Terimakasih untuk Hari-hari yang Menyenangkan

Awalnya sederhana. Kita bercanda, kita tertawa, kita membicarakan hal-hal yang manis, semuanya tercipta hanya dengan melalui pesan singkat. Waktu itu aku hanya menganggap itu biasa, hanya main-main saja.

Tapi ternyata, dengan hadirnya kamu membawa perasaan lain. Hal berbeda yang kamu berikan mampu membangkitkan keterpurukanku yang kemarin-kemarin yang disebabkan olehnya. Ada yang hilang jika sehari saja kamu tidak mengirimkan pesan singkat kepadaku. Setiap hari ada saja topik yang kita bicarakan, sampai pada akhirnya kita membicarakan topik yang paling menyentuh; cinta.

Saat bertemu, kita tak pernah mengobrol banyak. Aku hanya senang sesekali memperhatikanmu dan tersenyum. Saat berbicara di BBM, aku sangat bersemangat. Aku berusaha meyakinkan diriku sendiri bahwa ini bukan cinta. Aku hanya berpikir ini hanya ketertarikan sesaat saja karena ada sesuatu yang baru sejak kamu hadir.

Tapi, apa daya, sepertinya aku terlanjur merasakan cinta. Kamu sudah menjadi penyebab aku tertawa dan tersenyum. Aku percaya bahwa kamu adalah kebahagiaan baruku. Aku sangat, sangat mempercayaimu! Ya, itulah kebodohanku yang aku sesali.

Akhirnya, aku sampai ke posisi ini. Posisi yang tak pernah aku bayangkan. Kamu menjauhiku tanpa alasan yang jelas. Aku tak pernah paham dengan apa yang membuatmu kini makin menjauh. Terlalu cepat jika semua harus berakhir. Aku terpukul dengan keputusan yang kamu sampaikan. Tapi, aku tak pantas marah.

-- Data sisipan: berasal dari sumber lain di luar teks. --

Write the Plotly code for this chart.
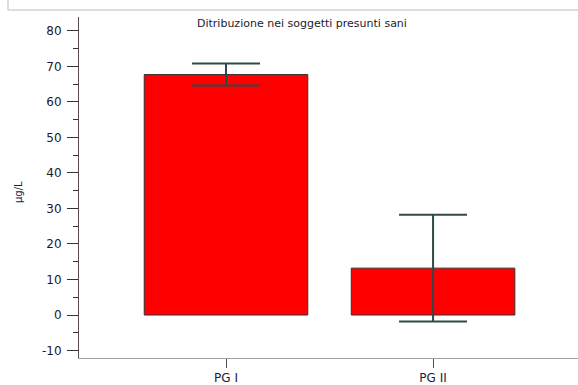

Kamu tau? Aku sudah merancang banyak mimpi indah yang ingin kuwujudkan bersamamu. Mungkin suatu saat nanti, Insyaallah, aku percaya kita bisa saling membahagiakan.

Aku tak punya hak untuk memintamu kembali. Aku tau, ini juga salahku. Aku sering membuatmu kecewa, membuatmu kesal, membuatmu marah. Aku minta maaf untuk semua hal yang aku perbuat yang membuatmu kecewa, kesal dan marah.

Aku akan bertanya pada diriku sendiri, mengapa kita harus pisah. Jika aku sudah menemukan jawabannya, aku akan berusaha untuk tidak mengulangi kesalahan itu lagi, sehingga aku tidak akan lagi menyia-nyiakan sebuah pertemuan.

Kamu ingat? Dulu kamu pernah menawarkan sebuah permintaan kepadaku. Bolehkah aku meminta sesuatu? Seandainya kita tidak bisa kembali, aku ingin kita menjadi teman. Aku tidak ingin kamu membenciku dan menjadikanku musuh. Jika menjadi teman, setidaknya aku masih bisa tersenyum kepadamu lagi.

Ya, aku harus belajar untuk tak peduli, aku harus belajar untuk merelakan. Terimakasih untuk hari-hari yang menyenangkan.